Observe in Table 1 the double eigenvalues \(\lambda _k=\lambda _{N-k}\), except for \(k=0\) and \(k=\tfrac{1}{2}N\) if N even. From Table 1, each of these double eigenvalues has two general complex conjugate eigenvectors. These general eigenvectors need not be orthogonal, but observing that \(\langle v_k \vert v_\ell \rangle =\delta _{k\ell }\) and \(\langle v_k \vert v_k^* \rangle =0\), where \(v_k^*\) denotes the complex conjugate, it follows that
$$\begin{aligned} \begin{aligned} | \bar{v}_0 \rangle&= | v_0 \rangle = \tfrac{1}{\sqrt{N}}(1,1,\ldots )^T,\\ | \bar{v}_k \rangle&= | v_k \rangle , \quad | v_{N-k} \rangle =| v_k^* \rangle , \quad k=1,\ldots N'=\lfloor \tfrac{N-1}{2} \rfloor , \\ | \bar{v}_{N/2} \rangle&= | v_{N/2} \rangle = \tfrac{1}{\sqrt{N}}(1,-1,\ldots )^T, \quad \text{ if } N \text{ is } \text{ even }, \end{aligned} \end{aligned}$$
defines an orthonormal basis of \(\mathcal {\bar{H}}\). Furthermore, in the basis in which \(\bar{H}\) is circulant, we have \(| i \rangle =e_i\), where \(\{e_i:i=1,...,N\}\) is the natural basis of \(\mathbb {C}^N\).

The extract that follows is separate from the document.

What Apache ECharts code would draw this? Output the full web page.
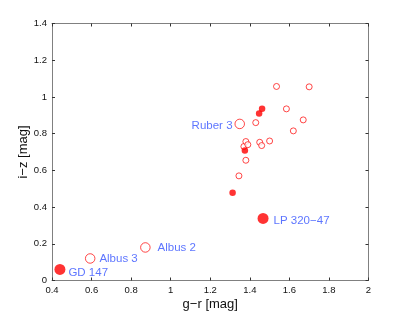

$$\begin{aligned} |\langle i |\varPi _0| j \rangle |&= |\langle i \vert \bar{v}_0 \rangle \langle \bar{v}_0 \vert j \rangle | = \tfrac{1}{N}, \end{aligned}$$
$$\begin{aligned} |\langle i |\varPi _k| j \rangle |&= |\langle i \vert \bar{v}_k \rangle \langle \bar{v}_k \vert j \rangle + \langle i \vert \bar{v}_{N-k} \rangle \langle \bar{v}_{N-k} \vert j \rangle | \nonumber \\&= \left| \rho _N^{ki} (\rho _N^{kj})^* + (\rho _N^{ki})^* \rho _N^{kj}\right| \tfrac{1}{N} \nonumber \\&= \left| \rho _N^{k(i-j)}+\rho _N^{-k(i-j)}\right| \tfrac{1}{N} = \tfrac{2}{N}\left| \cos \left( \tfrac{2\pi k(i-j)}{N}\right) \right| , \end{aligned}$$
$$\begin{aligned} |\langle i |\varPi _{N/2}| j \rangle |&= | \langle i \vert \bar{v}_{N/2} \rangle \langle \bar{v}_{N/2} \vert j \rangle | = \tfrac{1}{N} . \end{aligned}$$
Summing over all eigenspaces \(k=0,\ldots ,\lfloor N/2 \rfloor \) gives
$$\begin{aligned} \sqrt{p_{\max }(i,j)} =&\left\{ \begin{array}{ll} \frac{1}{N}+\frac{2}{N}\sum _{k=1}^{N'}\left| \cos \left( \tfrac{2\pi k(i-j)}{N}\right) \right| , &{} \qquad N=2N'+1, \\ \frac{2}{N}+\frac{2}{N}\sum _{k=1}^{N'}\left| \cos \left( \tfrac{2\pi k(i-j)}{N}\right) \right| , &{} \qquad N=2N'+2. \end{array} \right. \end{aligned}$$
For \(N=2N'+1\), it is easy to see that \(p_{\max }(i,j)=1\) if and only if \(i=j\), hence (iv). For \(N=2N'+2\), on the other hand, we also have \(\left| \cos (\tfrac{2\pi k N/2}{N})\right| =|\cos (\pi k)|=1\), and thus \(d(i,j)=0\) for \(i-j=\tfrac{1}{2}N\), i.e., the distance vanishes for antipodal points, and thus d(ij) is at most a pseudo-metric. However, noting that we can identify antipodal points \(| j \rangle \) and \(| j+N'+1 \rangle \), let d be defined on the set of equivalence classes \([| j \rangle ]\) for \(j=1,\ldots , N'+1\) instead. (The antipodal identification preserves the ring structure.) At this stage, d is a semi-metric [35, 36, 40], that is, it satisfies all axioms of a metric except the triangle inequality.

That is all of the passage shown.